YOUR INSTRUCTIONS
In the listing below, locate the lines that hold the string "Python". Copy those lines.

[Figure scripts]
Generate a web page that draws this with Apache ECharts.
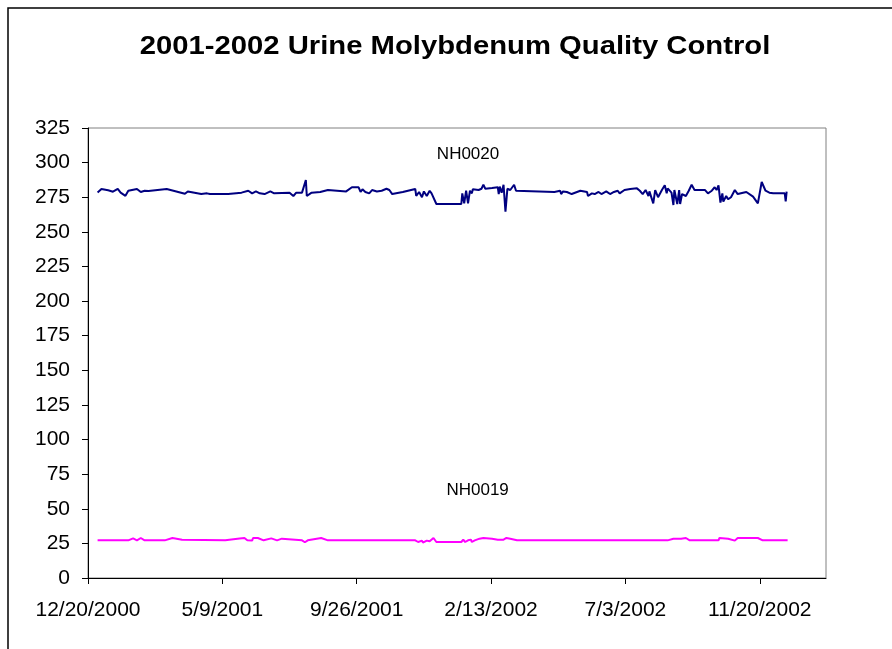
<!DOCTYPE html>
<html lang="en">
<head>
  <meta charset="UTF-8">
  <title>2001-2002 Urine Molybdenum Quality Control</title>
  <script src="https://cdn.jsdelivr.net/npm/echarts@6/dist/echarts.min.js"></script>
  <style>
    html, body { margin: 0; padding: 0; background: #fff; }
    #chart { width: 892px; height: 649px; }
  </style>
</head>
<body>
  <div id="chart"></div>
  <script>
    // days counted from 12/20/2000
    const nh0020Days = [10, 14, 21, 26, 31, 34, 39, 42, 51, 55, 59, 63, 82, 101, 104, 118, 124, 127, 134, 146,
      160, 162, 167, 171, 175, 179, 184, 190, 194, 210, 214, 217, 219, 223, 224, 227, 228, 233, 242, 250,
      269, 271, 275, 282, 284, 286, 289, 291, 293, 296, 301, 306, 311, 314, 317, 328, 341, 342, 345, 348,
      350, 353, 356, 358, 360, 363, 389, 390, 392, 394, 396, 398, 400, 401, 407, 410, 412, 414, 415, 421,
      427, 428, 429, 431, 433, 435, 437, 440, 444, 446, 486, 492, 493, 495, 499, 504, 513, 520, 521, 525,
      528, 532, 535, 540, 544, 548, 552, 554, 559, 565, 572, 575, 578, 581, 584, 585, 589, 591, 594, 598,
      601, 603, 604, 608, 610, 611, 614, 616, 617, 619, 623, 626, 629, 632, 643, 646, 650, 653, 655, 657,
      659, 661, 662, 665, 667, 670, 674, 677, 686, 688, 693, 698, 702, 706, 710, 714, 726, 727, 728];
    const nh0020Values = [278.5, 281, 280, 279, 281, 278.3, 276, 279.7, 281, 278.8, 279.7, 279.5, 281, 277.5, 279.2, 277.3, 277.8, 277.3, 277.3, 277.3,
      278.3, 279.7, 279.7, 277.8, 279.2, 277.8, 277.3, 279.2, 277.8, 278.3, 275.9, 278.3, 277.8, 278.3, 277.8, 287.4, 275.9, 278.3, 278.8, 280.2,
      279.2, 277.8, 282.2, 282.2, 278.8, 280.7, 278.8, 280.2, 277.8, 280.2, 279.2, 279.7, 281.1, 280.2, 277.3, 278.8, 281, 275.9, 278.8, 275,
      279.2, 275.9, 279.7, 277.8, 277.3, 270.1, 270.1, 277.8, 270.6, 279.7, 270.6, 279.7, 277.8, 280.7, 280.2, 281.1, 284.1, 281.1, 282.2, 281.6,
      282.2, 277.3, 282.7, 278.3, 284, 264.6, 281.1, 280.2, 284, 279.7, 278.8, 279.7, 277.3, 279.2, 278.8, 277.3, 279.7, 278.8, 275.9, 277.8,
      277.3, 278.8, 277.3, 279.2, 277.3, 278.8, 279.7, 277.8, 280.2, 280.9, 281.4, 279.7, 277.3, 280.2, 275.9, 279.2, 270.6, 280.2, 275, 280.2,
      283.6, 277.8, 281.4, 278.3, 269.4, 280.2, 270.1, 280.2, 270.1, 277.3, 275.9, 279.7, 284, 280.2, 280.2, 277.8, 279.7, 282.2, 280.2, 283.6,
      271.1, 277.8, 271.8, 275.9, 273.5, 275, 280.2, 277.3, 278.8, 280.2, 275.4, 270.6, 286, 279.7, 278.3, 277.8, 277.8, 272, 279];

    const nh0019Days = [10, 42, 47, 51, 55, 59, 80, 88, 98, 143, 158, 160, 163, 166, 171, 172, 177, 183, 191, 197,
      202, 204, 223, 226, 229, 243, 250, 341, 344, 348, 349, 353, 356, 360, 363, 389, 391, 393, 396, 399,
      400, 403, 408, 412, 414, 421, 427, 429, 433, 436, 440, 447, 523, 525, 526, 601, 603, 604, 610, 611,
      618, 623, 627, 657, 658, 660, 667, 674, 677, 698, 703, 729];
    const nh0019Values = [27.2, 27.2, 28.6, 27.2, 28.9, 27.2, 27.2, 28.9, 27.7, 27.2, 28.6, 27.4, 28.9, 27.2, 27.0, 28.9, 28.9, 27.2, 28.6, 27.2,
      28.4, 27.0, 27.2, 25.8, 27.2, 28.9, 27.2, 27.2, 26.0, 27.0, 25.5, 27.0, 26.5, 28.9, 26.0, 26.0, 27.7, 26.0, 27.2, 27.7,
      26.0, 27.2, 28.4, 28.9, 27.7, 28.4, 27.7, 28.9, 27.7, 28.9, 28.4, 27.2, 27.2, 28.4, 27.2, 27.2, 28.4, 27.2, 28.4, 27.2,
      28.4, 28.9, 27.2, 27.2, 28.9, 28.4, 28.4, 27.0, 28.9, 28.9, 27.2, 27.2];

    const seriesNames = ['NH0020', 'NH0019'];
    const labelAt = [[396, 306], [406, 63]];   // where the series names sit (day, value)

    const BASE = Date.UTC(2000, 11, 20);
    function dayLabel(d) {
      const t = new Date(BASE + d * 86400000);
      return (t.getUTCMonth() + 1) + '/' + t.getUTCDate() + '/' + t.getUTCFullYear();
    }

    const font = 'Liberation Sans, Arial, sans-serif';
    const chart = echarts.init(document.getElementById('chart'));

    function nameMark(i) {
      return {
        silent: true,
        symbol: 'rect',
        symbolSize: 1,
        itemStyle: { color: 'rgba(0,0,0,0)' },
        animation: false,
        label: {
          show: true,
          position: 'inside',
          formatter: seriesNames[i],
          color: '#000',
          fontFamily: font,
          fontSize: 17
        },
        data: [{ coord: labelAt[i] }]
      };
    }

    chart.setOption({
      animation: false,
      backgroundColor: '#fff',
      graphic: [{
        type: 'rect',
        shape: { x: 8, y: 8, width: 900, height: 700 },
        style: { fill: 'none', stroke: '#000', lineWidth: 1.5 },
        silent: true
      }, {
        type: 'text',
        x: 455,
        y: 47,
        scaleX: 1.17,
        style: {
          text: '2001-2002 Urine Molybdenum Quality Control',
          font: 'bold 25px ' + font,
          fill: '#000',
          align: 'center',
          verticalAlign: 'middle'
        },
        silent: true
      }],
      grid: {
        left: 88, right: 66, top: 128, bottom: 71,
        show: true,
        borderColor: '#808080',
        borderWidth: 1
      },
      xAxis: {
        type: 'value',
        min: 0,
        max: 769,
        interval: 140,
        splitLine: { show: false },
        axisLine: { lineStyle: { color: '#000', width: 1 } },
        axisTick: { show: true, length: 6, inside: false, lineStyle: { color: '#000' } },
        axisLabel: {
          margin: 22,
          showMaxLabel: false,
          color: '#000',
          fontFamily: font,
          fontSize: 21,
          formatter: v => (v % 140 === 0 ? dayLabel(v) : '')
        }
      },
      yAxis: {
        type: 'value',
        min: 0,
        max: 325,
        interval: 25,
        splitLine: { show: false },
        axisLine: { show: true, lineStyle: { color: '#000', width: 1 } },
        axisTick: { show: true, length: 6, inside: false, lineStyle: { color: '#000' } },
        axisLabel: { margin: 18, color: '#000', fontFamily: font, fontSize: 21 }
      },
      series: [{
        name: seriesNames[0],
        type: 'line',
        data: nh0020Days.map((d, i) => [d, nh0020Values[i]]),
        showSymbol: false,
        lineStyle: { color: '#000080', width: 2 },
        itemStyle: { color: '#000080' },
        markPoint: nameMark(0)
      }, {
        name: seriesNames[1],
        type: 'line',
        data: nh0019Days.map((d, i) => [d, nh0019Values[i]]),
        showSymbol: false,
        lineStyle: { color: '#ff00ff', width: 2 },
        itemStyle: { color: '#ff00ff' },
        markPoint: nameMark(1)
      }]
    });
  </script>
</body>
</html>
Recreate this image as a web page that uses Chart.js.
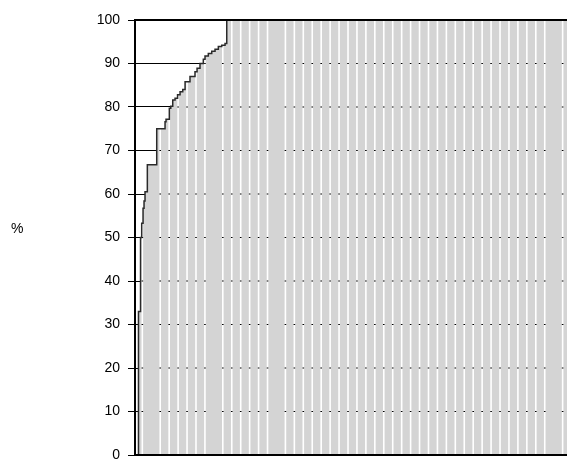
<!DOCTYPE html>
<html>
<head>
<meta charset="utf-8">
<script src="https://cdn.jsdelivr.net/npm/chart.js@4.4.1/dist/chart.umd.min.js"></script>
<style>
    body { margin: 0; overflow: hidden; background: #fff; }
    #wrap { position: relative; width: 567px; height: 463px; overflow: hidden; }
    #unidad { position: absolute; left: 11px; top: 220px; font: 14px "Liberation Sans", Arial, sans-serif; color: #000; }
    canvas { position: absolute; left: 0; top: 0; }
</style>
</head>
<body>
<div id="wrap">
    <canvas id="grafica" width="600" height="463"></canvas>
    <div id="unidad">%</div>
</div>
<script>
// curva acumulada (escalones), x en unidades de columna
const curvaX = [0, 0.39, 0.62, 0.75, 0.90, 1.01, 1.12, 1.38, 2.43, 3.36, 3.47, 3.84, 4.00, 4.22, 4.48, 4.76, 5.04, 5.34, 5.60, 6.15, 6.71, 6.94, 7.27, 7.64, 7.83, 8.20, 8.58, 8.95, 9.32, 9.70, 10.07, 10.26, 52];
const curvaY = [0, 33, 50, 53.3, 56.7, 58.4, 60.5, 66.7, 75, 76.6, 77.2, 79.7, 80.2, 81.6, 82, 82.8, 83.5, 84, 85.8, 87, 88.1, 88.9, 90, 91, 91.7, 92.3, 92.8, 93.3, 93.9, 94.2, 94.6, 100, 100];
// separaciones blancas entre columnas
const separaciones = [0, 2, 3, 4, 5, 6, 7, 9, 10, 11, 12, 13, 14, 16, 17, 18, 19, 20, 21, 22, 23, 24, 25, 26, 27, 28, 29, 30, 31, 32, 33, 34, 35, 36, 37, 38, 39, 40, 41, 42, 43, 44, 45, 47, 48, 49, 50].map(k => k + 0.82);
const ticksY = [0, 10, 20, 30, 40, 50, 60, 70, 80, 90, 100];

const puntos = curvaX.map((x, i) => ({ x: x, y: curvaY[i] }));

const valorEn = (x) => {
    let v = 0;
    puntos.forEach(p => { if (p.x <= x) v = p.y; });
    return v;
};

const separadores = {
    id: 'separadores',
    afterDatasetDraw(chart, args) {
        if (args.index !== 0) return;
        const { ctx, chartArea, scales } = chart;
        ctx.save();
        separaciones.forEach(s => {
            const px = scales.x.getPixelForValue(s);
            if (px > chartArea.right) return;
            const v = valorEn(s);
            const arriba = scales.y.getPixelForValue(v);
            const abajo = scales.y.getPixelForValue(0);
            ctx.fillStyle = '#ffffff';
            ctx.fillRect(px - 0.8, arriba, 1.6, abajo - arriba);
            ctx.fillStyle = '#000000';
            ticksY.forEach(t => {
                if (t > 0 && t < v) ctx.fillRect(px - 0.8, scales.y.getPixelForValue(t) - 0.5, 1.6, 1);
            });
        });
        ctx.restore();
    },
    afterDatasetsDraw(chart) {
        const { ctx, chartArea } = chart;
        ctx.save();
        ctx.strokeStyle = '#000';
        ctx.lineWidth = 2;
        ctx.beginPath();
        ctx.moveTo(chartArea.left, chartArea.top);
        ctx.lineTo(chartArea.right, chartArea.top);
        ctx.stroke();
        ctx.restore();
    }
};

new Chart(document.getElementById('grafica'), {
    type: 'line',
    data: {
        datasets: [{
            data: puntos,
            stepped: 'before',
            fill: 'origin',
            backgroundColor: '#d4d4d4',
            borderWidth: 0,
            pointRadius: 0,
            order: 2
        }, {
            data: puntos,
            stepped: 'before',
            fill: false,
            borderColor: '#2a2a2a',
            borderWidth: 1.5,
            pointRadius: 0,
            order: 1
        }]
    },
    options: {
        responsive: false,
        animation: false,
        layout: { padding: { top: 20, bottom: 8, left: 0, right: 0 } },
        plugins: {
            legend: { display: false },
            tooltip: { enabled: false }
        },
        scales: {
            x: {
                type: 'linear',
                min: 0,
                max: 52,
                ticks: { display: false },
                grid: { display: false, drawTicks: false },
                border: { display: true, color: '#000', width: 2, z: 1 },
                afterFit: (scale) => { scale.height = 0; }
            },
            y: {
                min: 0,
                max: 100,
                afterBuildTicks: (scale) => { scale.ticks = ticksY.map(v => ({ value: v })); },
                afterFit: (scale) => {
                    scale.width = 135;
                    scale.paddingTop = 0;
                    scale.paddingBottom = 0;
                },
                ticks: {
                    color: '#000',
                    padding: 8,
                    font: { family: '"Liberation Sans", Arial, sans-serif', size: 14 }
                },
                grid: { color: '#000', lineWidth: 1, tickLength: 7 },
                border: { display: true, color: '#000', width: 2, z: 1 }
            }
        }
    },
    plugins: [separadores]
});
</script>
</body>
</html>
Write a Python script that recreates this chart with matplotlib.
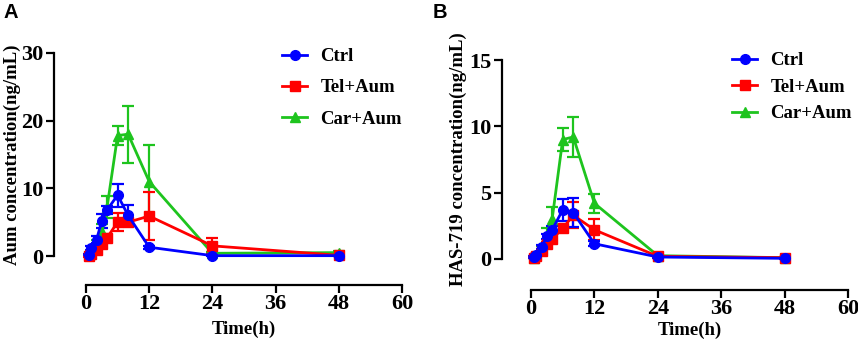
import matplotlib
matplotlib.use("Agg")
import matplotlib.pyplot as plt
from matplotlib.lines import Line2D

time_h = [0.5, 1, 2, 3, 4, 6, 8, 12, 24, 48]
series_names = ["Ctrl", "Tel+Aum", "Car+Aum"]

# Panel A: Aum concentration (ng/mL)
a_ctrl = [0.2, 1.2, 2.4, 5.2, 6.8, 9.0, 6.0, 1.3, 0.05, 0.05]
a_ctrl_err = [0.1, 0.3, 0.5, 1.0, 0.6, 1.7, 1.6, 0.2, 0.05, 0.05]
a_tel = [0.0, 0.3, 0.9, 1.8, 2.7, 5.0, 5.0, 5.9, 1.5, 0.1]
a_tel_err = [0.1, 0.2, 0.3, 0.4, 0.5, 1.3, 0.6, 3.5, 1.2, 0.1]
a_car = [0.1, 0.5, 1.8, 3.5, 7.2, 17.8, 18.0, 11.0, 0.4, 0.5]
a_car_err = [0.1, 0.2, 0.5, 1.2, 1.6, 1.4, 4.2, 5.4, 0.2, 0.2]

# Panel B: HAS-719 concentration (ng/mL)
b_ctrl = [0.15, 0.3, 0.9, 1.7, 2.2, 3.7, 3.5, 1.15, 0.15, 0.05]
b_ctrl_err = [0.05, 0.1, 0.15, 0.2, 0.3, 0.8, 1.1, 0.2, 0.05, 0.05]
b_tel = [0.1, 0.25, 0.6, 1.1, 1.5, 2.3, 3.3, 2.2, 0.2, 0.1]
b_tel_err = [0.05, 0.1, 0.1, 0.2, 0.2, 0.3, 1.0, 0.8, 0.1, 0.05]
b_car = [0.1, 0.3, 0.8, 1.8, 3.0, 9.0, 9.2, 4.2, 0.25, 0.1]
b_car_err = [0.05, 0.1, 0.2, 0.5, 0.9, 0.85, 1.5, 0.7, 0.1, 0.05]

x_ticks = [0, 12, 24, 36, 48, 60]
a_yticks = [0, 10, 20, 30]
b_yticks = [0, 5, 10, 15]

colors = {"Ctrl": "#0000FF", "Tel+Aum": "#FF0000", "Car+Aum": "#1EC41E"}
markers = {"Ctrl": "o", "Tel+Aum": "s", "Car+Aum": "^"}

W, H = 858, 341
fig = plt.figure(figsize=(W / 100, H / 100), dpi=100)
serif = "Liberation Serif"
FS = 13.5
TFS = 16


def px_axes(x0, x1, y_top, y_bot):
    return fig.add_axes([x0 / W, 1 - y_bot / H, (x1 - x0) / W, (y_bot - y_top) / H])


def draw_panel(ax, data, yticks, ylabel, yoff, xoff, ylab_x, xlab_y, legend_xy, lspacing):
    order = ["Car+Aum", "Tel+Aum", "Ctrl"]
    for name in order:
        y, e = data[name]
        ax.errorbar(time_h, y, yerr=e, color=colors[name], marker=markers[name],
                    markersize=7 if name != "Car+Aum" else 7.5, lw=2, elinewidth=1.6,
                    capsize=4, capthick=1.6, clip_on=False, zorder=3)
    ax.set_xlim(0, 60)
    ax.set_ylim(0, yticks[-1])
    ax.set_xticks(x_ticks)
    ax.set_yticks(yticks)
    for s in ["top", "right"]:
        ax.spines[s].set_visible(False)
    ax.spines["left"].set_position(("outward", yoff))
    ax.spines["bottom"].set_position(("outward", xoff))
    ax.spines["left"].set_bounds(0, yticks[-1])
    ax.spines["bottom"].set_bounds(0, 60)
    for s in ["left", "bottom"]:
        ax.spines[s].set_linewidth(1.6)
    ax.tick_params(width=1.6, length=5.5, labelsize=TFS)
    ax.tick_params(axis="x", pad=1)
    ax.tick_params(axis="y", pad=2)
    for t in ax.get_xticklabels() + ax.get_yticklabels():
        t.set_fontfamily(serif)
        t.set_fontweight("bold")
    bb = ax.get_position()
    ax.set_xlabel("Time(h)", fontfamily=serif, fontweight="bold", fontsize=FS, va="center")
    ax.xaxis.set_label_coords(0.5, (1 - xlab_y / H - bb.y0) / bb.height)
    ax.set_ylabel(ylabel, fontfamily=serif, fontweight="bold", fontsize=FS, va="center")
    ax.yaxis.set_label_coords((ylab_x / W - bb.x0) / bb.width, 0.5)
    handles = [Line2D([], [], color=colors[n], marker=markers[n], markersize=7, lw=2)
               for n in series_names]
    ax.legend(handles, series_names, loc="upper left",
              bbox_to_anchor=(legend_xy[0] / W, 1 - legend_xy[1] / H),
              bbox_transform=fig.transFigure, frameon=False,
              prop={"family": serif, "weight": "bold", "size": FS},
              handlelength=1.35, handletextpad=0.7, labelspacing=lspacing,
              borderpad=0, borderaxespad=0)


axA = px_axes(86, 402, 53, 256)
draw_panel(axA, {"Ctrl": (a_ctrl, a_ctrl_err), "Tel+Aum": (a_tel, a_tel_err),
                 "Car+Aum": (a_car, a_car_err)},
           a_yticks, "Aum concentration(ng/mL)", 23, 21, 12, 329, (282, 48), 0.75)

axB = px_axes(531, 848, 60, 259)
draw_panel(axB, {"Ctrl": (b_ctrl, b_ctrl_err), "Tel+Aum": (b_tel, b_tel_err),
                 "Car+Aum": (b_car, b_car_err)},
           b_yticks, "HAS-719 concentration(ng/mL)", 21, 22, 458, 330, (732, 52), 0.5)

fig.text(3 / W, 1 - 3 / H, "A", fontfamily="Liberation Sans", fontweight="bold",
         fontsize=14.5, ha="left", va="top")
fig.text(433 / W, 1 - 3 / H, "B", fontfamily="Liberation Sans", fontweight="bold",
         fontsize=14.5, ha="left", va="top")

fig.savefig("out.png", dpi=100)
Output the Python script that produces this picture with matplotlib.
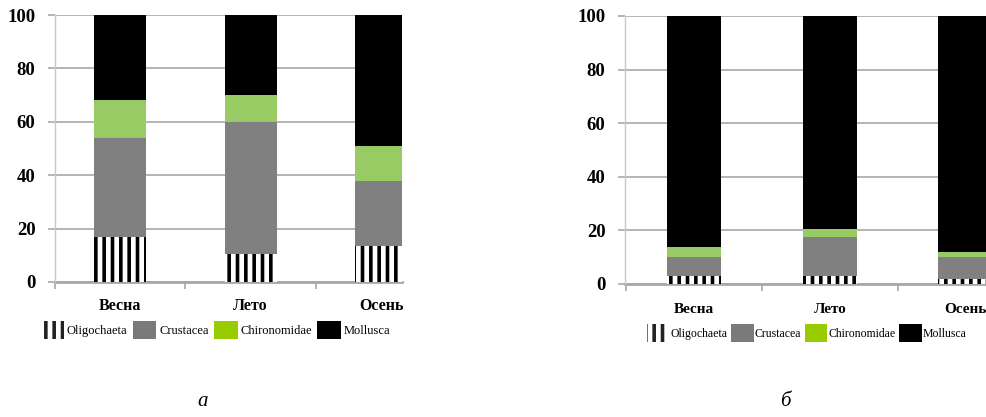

SOLUTION FOR THIS PROBLEM
Write a Python script that recreates this chart with matplotlib.
Output the Python script that produces this picture with matplotlib.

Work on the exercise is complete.